5. Hawaii’s cost of living is the highest in the country by many indicators. What can really be done to make things like housing, food and transportation less expensive?
The factors that impact our high cost of living are predicated on costs attributed to transportation, energy, availability of zoned land for agriculture, housing development, consumer demand, and financial capital. Hawaii is heavily reliant on military spending, the tourism industry, lack of outside capital and the reality of being an island state. Right now, there is resistance to urban development outside of the Windward and Honolulu areas, causing a movement to push towards the agricultural designated areas in West Oahu and Central Oahu. If you restrict the availability of land development in those areas, lands so used will become more expensive and thus homes will become more expensive. If you create height restrictions and cannot build outward, the tract homes will have to endure lots that call for more density to keep a measure of “affordability.” The Honolulu Board of Realtors has come on record that on Oahu, there is already a shortage of 5,000 homes; it can only get worse. When you consider our transportation issues, just our roadways for example, we now have to endure months of road repair, disruptions caused by too many cars on a limited number of major roads. Already we have more cars than drivers. The attempt to redefine our mode of transportation, the Honolulu Rail Transit system, has been met with continual bickering, delays, resistance and outright hostility. If the system turns out to be successful, then perhaps there may be opportunities to improve our housing and business generation needs.
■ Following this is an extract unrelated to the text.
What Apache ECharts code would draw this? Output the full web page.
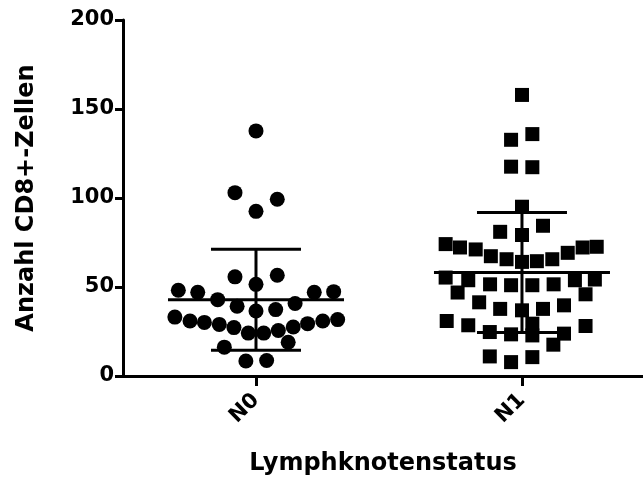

One last thing, food. Hawaii produces less than 10 percent of our community’s food needs; we import the rest by boat. Shipping costs keep rising, so our food costs keep rising. We say we want more “locally produced food,” but we have those that want to define how we grow it, where we grow it, what kind and by what process. There are no easy answers to all of these questions; we can only manage them if we are willing to compromise and seek a wider consensus.
6. Would you support using liquefied natural gas as part of the state’s energy sources? And how can we improve the electrical distribution system so more renewable energy can be utilized to bring costs down?
I believe we should be open to all options (except nuclear) to deal with our energy needs. LNG or liquefied natural gas is an option, but like oil, it has to be imported into our state. With the apparent abundance of U.S. natural gas and the lower costs as opposed to oil, it looks attractive. However, our state enjoys also an abundance of natural resources such as solar, wind, ocean, and volcanically-derived heating. The question of the reliability of all of these systems to deliver electricity for our needs at a cost much less than that of the current oil-based model has yet to be certified.
7. Hawaii’s public records law mandates that public records be made available whenever possible. Yet many citizens are unable to afford the costs that state and local governmental agencies impose. Would you support eliminating search and redaction charges and making records free to the public except for basic copying costs?
I am not familiar with the costs being imposed to obtain the public records, the volume of requests for public records, the procedure involved in obtaining the records, and the amount of time and staffing required to search and redact information. All of these factors must be taken into consideration before deciding whether or not the search and redaction charges can be eliminated. If these charges amount to a lot, then eliminating these charges could cause a budgetary strain on the agency. I would like to look further into the issue.
8. Are you satisfied with the way Hawaii’s public school system is run? How can it be run better?
We passed a constitutional amendment to have the governor appoint our state’s school board last year. Prior to that, Hawaii had an elected BOE for about 40 years and before that, we had one appointed by the appointed governor of this state preceding statehood. In each and every instance, the voters believed that the educational system needed reform. Today, and every few years passing, the public seems to be dissatisfied with the results and believes it should and can be run better. I am not convinced that legislators can deliver on that desire or belief. I still believe that we have to empower, trust, and hold accountable all in the educational system. As legislators, we are not wise enough, educated enough in the workings of the DOE, pedagogically astute enough, and ultimately directly responsible for what happens in the classroom. We need to hold the leadership of the department responsible and accountable for how they promise to deliver system-wide. At the end of the day, will the system produce competent, prepared-for-life students that will add to a caring, compassionate, and productive citizenry?
9. There is a desire to grow the economy through new development yet also a need to protect our limited environmental resources. How would you balance these competing interests?
Government always has the responsibility to balance the need for development and the desire to protect our limited island environmental resources. In a cost/benefit paradigm, greater urbanization seems to have the upper hand vs. agricultural sufficiency and the need for open space. I will continue to seek compromise and thoughtful solutions to create opportunities for affordable housing and development in areas encroaching viable farming operations. I believe that the city’s attempt at Transit Oriented Design to curtail suburban growth, increasing housing and business densities, will help to restore some balance to the need to protect the environment. Any new development involves mindful use of our water and energy resources. I will support greater dependence on renewable energy and water conservation to help maintain that balance. We need to encourage new job creation. I believe that by governmental support via tax incentives, working in partnership with businesses and developers and financial institutions will help lower the costs of new startups.
10. What other important issue would you like to discuss here?
An important issue for me is, how do we regain the trust of the public with their institutions and government? As a society, we can only move forward together when we are willing to trust others, reassert the belief that we are truly paddling together in one canoe — that our future depends on our fellow men and women who are committed to making Hawaii that special place for our children as well as ourselves. We need to rebuild that foundation by asking our institutions of education, business, religion and the media to ratchet down the impulse to divide and marginalize the public’s participation.